[WHAT NEEDS TO BE DONE]: Skip the pictures. Copy all the rest of the records down exactly.

+++ SUPPLIED RECORDS +++

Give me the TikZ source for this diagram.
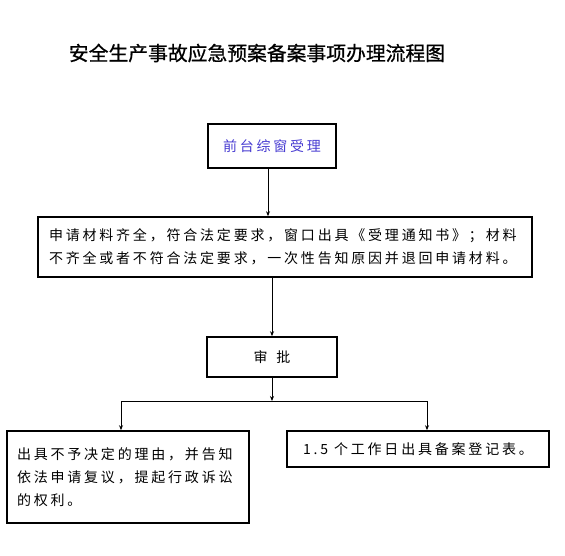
\documentclass[tikz,border=0pt]{standalone}
\usepackage{fontspec}
\setmainfont{Noto Sans CJK SC}
\newfontfamily\cjkbt[FakeBold=0.8]{Noto Sans CJK SC}
\newfontfamily\cjkzw[LetterSpace=20]{Noto Sans CJK SC}
\usetikzlibrary{arrows.meta,positioning}
\definecolor{ShouliBlue}{RGB}{72,60,210}
\newcommand{\zhengwen}{\cjkzw\fontsize{14}{23}\selectfont}
\tikzset{
  kuang/.style={draw=black, line width=1.6pt, fill=white, inner sep=0pt, font=\zhengwen},
  jiantou/.style={-{Stealth[length=5pt,width=4pt]}, line width=0.8pt},
  xian/.style={line width=0.8pt},
  biaoti/.style={font=\cjkbt\fontsize{19.8}{24}\selectfont},
}
\begin{document}
\begin{tikzpicture}[x=1pt,y=-1pt]
  \useasboundingbox (0,0) rectangle (565,555);
  % 标题
  \node[biaoti] (title) at (257,53) {安全生产事故应急预案备案事项办理流程图};

  % 受理与审批
  \node[kuang, minimum width=128pt, minimum height=44pt, text=ShouliBlue] (shouli) at (272,146) {前台综窗受理};
  \node[kuang, minimum width=494pt, minimum height=60pt, text width=472pt, align=left] (cailiao) at (285,247)
    {申请材料齐全，符合法定要求，窗口出具《受理通知书》；材料\\不齐全或者不符合法定要求，一次性告知原因并退回申请材料。};
  \node[kuang, minimum width=130pt, minimum height=40pt] (shenpi) at (272,357) {审\hspace{9pt}批};

  % 结果
  \node[kuang, minimum width=242pt, minimum height=92pt, text width=222pt, align=left] (buyu) at (128,477)
    {出具不予决定的理由，并告知\\依法申请复议，提起行政诉讼\\的权利。};
  \node[kuang, minimum width=262pt, minimum height=36pt] (dengji) at (418,449) {1.5 个工作日出具备案登记表。};

  % 连线
  \draw[jiantou] ([xshift=-4pt]shouli.south) -- ([xshift=-4pt]shouli.south |- cailiao.north);
  \draw[jiantou] (shenpi.north |- cailiao.south) -- (shenpi.north);
  \coordinate (fencha) at (272,401);
  \coordinate (zuo) at (121,401);
  \coordinate (you) at (427,401);
  \draw[jiantou] (shenpi.south) -- (fencha);
  \draw[xian] (zuo) -- (you);
  \draw[jiantou] (zuo) -- (zuo |- buyu.north);
  \draw[jiantou] (you) -- (you |- dengji.north);
\end{tikzpicture}
\end{document}
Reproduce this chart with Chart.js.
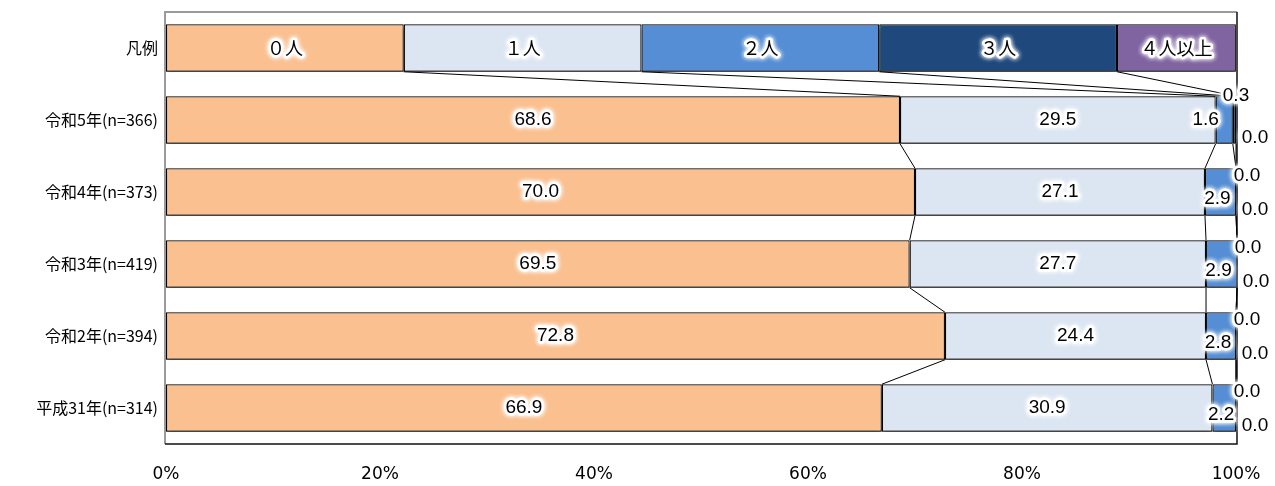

+++

[COMPLETED EXERCISE]:
Give me the TikZ source for this diagram.
\documentclass[tikz,border=0pt]{standalone}
\usepackage{fontspec}
\setmainfont{Noto Sans CJK SC}
\newfontfamily\cjkbt[FakeBold=0.8]{Noto Sans CJK SC}
\newfontfamily\cjkzw[LetterSpace=20]{Noto Sans CJK SC}
\usetikzlibrary{arrows.meta,positioning}
\definecolor{ShouliBlue}{RGB}{72,60,210}
\newcommand{\zhengwen}{\cjkzw\fontsize{14}{23}\selectfont}
\tikzset{
  kuang/.style={draw=black, line width=1.6pt, fill=white, inner sep=0pt, font=\zhengwen},
  jiantou/.style={-{Stealth[length=5pt,width=4pt]}, line width=0.8pt},
  xian/.style={line width=0.8pt},
  biaoti/.style={font=\cjkbt\fontsize{19.8}{24}\selectfont},
}
\begin{document}
\begin{tikzpicture}[x=1pt,y=-1pt]
  \useasboundingbox (0,0) rectangle (565,555);
  % 标题
  \node[biaoti] (title) at (257,53) {安全生产事故应急预案备案事项办理流程图};

  % 受理与审批
  \node[kuang, minimum width=128pt, minimum height=44pt, text=ShouliBlue] (shouli) at (272,146) {前台综窗受理};
  \node[kuang, minimum width=494pt, minimum height=60pt, text width=472pt, align=left] (cailiao) at (285,247)
    {申请材料齐全，符合法定要求，窗口出具《受理通知书》；材料\\不齐全或者不符合法定要求，一次性告知原因并退回申请材料。};
  \node[kuang, minimum width=130pt, minimum height=40pt] (shenpi) at (272,357) {审\hspace{9pt}批};

  % 结果
  \node[kuang, minimum width=242pt, minimum height=92pt, text width=222pt, align=left] (buyu) at (128,477)
    {出具不予决定的理由，并告知\\依法申请复议，提起行政诉讼\\的权利。};
  \node[kuang, minimum width=262pt, minimum height=36pt] (dengji) at (418,449) {1.5 个工作日出具备案登记表。};

  % 连线
  \draw[jiantou] ([xshift=-4pt]shouli.south) -- ([xshift=-4pt]shouli.south |- cailiao.north);
  \draw[jiantou] (shenpi.north |- cailiao.south) -- (shenpi.north);
  \coordinate (fencha) at (272,401);
  \coordinate (zuo) at (121,401);
  \coordinate (you) at (427,401);
  \draw[jiantou] (shenpi.south) -- (fencha);
  \draw[xian] (zuo) -- (you);
  \draw[jiantou] (zuo) -- (zuo |- buyu.north);
  \draw[jiantou] (you) -- (you |- dengji.north);
\end{tikzpicture}
\end{document}
Reproduce this chart with Chart.js.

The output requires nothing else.